(The problem)
Repeat all the material exactly; pictures stay out of your copy.

(Recorded data)

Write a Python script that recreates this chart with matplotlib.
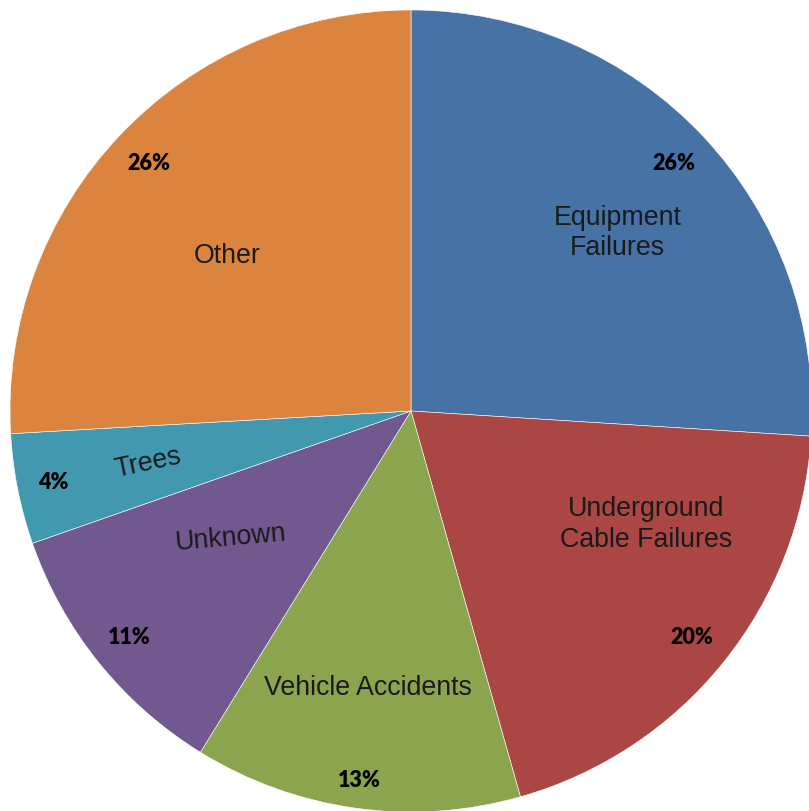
import numpy as np
import matplotlib
matplotlib.use("Agg")
from matplotlib import pyplot as plt

# outage causes, share in percent (clockwise from 12 o'clock)
causes = ["Equipment\nFailures", "Underground\nCable Failures", "Vehicle Accidents",
          "Unknown", "Trees", "Other"]
shares = [26.0, 19.6, 13.2, 10.85, 4.45, 25.9]
colors = ["#4672A6", "#AA4644", "#8AA54E", "#71588F", "#4298AF", "#DA843F"]

# label placement tweaks (radius as fraction of pie, angle shift in degrees, rotation)
label_r = [0.68, 0.65, 0.70, 0.55, 0.67, 0.60]
label_shift = [-2.5, 13.1, -0.9, -3.5, 0.0, 3.2]
label_rot = [0, 0, 0, 5, 12, 0]
pct_r = [0.90, 0.90, 0.93, 0.90, 0.91, 0.90]

fig = plt.figure(figsize=(8.09, 8.11), dpi=100)
ax = fig.add_axes([0, 0, 1, 1])

wedges, texts, autotexts = ax.pie(
    shares, labels=causes, colors=colors, startangle=90, counterclock=False,
    autopct="%1.0f%%", radius=1.0,
    wedgeprops=dict(edgecolor="white", linewidth=0.4),
    textprops=dict(color="#1a1a1a"))

for i, w in enumerate(wedges):
    mid = (w.theta1 + w.theta2) / 2
    a = np.deg2rad(mid + label_shift[i])
    texts[i].set_position((label_r[i] * np.cos(a), label_r[i] * np.sin(a)))
    texts[i].set_ha("center")
    texts[i].set_va("center")
    texts[i].set_multialignment("center")
    texts[i].set_rotation(label_rot[i])
    texts[i].set_fontsize(19.3)
    texts[i].set_family("Liberation Sans")
    texts[i].set_linespacing(1.22)
    b = np.deg2rad(mid)
    autotexts[i].set_position((pct_r[i] * np.cos(b), pct_r[i] * np.sin(b)))
    autotexts[i].set_fontsize(15.5)
    autotexts[i].set_family("Lato")
    autotexts[i].set_weight("heavy")
    autotexts[i].set_color("black")

ax.set_xlim(-411 / 401, 398 / 401)
ax.set_ylim(-400 / 401, 411 / 401)
ax.set_aspect("equal")
ax.axis("off")

fig.savefig("out.png", dpi=100)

(Full response)
Write a Python script that recreates this chart with matplotlib.
import numpy as np
import matplotlib
matplotlib.use("Agg")
from matplotlib import pyplot as plt

# outage causes, share in percent (clockwise from 12 o'clock)
causes = ["Equipment\nFailures", "Underground\nCable Failures", "Vehicle Accidents",
          "Unknown", "Trees", "Other"]
shares = [26.0, 19.6, 13.2, 10.85, 4.45, 25.9]
colors = ["#4672A6", "#AA4644", "#8AA54E", "#71588F", "#4298AF", "#DA843F"]

# label placement tweaks (radius as fraction of pie, angle shift in degrees, rotation)
label_r = [0.68, 0.65, 0.70, 0.55, 0.67, 0.60]
label_shift = [-2.5, 13.1, -0.9, -3.5, 0.0, 3.2]
label_rot = [0, 0, 0, 5, 12, 0]
pct_r = [0.90, 0.90, 0.93, 0.90, 0.91, 0.90]

fig = plt.figure(figsize=(8.09, 8.11), dpi=100)
ax = fig.add_axes([0, 0, 1, 1])

wedges, texts, autotexts = ax.pie(
    shares, labels=causes, colors=colors, startangle=90, counterclock=False,
    autopct="%1.0f%%", radius=1.0,
    wedgeprops=dict(edgecolor="white", linewidth=0.4),
    textprops=dict(color="#1a1a1a"))

for i, w in enumerate(wedges):
    mid = (w.theta1 + w.theta2) / 2
    a = np.deg2rad(mid + label_shift[i])
    texts[i].set_position((label_r[i] * np.cos(a), label_r[i] * np.sin(a)))
    texts[i].set_ha("center")
    texts[i].set_va("center")
    texts[i].set_multialignment("center")
    texts[i].set_rotation(label_rot[i])
    texts[i].set_fontsize(19.3)
    texts[i].set_family("Liberation Sans")
    texts[i].set_linespacing(1.22)
    b = np.deg2rad(mid)
    autotexts[i].set_position((pct_r[i] * np.cos(b), pct_r[i] * np.sin(b)))
    autotexts[i].set_fontsize(15.5)
    autotexts[i].set_family("Lato")
    autotexts[i].set_weight("heavy")
    autotexts[i].set_color("black")

ax.set_xlim(-411 / 401, 398 / 401)
ax.set_ylim(-400 / 401, 411 / 401)
ax.set_aspect("equal")
ax.axis("off")

fig.savefig("out.png", dpi=100)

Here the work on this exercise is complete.